Crypto users have spent years facing the same dilemma: if you want to earn rewards on your assets, you usually have to lock them away. The moment funds become productive, they often become less flexible. For many investors, especially long-term holders, that trade-off has never been completely satisfying.
This is the space where Bedrock is trying to build. Rather than treating staking and liquidity as separate choices, the protocol combines them through a liquid restaking model. The idea is simple on the surface: users can participate in yield-generating activities while still holding a liquid representation of their assets. Whether the asset is Bitcoin, Ethereum, or part of the growing DePIN ecosystem, Bedrock aims to keep capital active instead of leaving it idle.

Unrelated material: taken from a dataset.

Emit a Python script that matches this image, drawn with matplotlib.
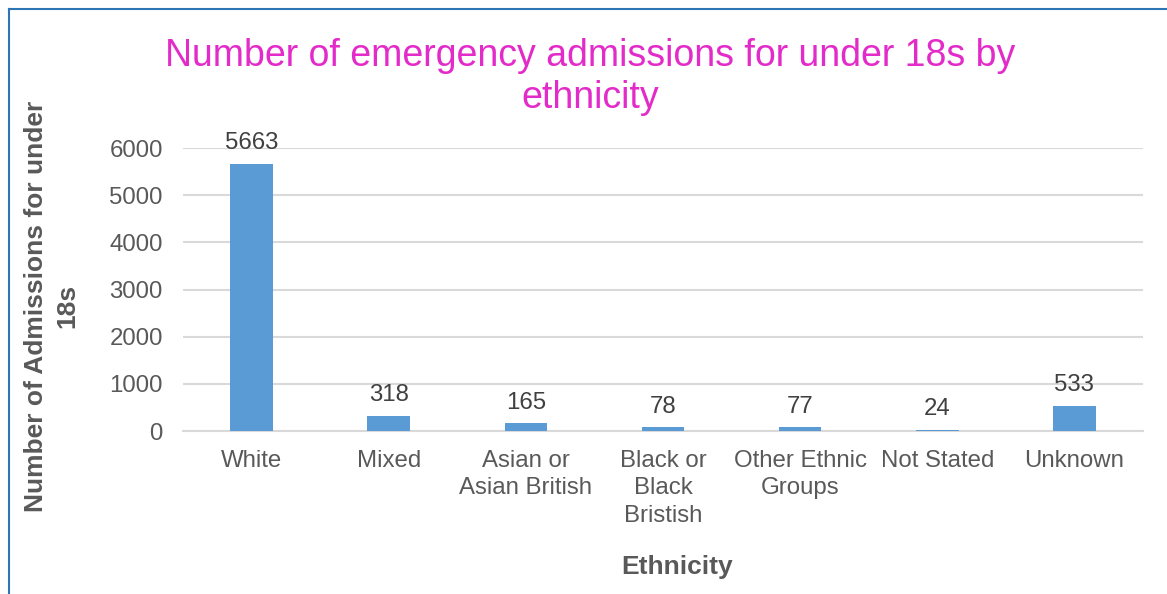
import matplotlib
matplotlib.use("Agg")
import matplotlib.pyplot as plt
from matplotlib.lines import Line2D

categories = ["White", "Mixed", "Asian or\nAsian British", "Black or\nBlack\nBristish",
              "Other Ethnic\nGroups", "Not Stated", "Unknown"]
values = [5663, 318, 165, 78, 77, 24, 533]
yticks = [0, 1000, 2000, 3000, 4000, 5000, 6000]

plt.rcParams['font.family'] = ['Liberation Sans', 'DejaVu Sans']

fig = plt.figure(figsize=(11.67, 5.94), dpi=100)
ax = fig.add_axes([0.1568, 0.2744, 0.8226, 0.4764])

x = list(range(len(categories)))
ax.bar(x, values, width=0.31, color='#5B9BD5', zorder=3)
ax.set_xlim(-0.5, len(categories) - 0.5)
ax.set_ylim(0, 6000)
ax.set_yticks(yticks)
ax.set_yticklabels([str(t) for t in yticks])
ax.set_xticks(x)
ax.set_xticklabels(categories, linespacing=1.33)
ax.tick_params(axis='both', length=0, labelsize=17.3, colors='#595959')
ax.tick_params(axis='x', pad=13.5)
ax.tick_params(axis='y', pad=14.5)
ax.grid(axis='y', color='#D9D9D9', linewidth=1.5, zorder=0)
for s in ['top', 'right', 'left']:
    ax.spines[s].set_visible(False)
ax.spines['bottom'].set_color('#D9D9D9')
ax.spines['bottom'].set_linewidth(1.5)

for xi, v in zip(x, values):
    ax.annotate(str(v), (xi, v), xytext=(0, 7), textcoords='offset points',
                ha='center', va='bottom', fontsize=17.3, color='#404040')

fig.text(0.5056, 0.871, "Number of emergency admissions for under 18s by\nethnicity",
         ha='center', va='center', fontsize=27, color='#E32BC9', linespacing=1.22)
fig.text(0.044, 0.485, "Number of Admissions for under\n18s", rotation=90,
         ha='center', va='center', fontsize=19, fontweight='bold', color='#595959',
         linespacing=1.38)
fig.text(0.580, 0.0455, "Ethnicity", ha='center', va='center', fontsize=19,
         fontweight='bold', color='#595959')

# partial outer border (left and top)
fig.add_artist(Line2D([0.0077, 0.0077], [0.0, 0.985], color='#2E75B6', linewidth=1.5,
                      transform=fig.transFigure))
fig.add_artist(Line2D([0.0077, 1.0], [0.985, 0.985], color='#2E75B6', linewidth=1.5,
                      transform=fig.transFigure))

fig.savefig("out.png", dpi=100)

What makes this interesting is not that it promises higher rewards. Many projects have made similar claims in the past. The more important question is whether capital efficiency can be improved without making the system too complicated. Every additional layer creates new dependencies, and every dependency introduces another source of risk. Smart contracts, protocol integrations, governance decisions, and market conditions all become part of the equation.
For experienced DeFi users, this complexity may be an acceptable trade-off. For newer participants, it can feel like a lot to manage. Bedrock offers an interesting approach to a long-standing problem, but whether it truly makes crypto more efficient—or simply adds another layer between users and their assets—remains a question worth watching.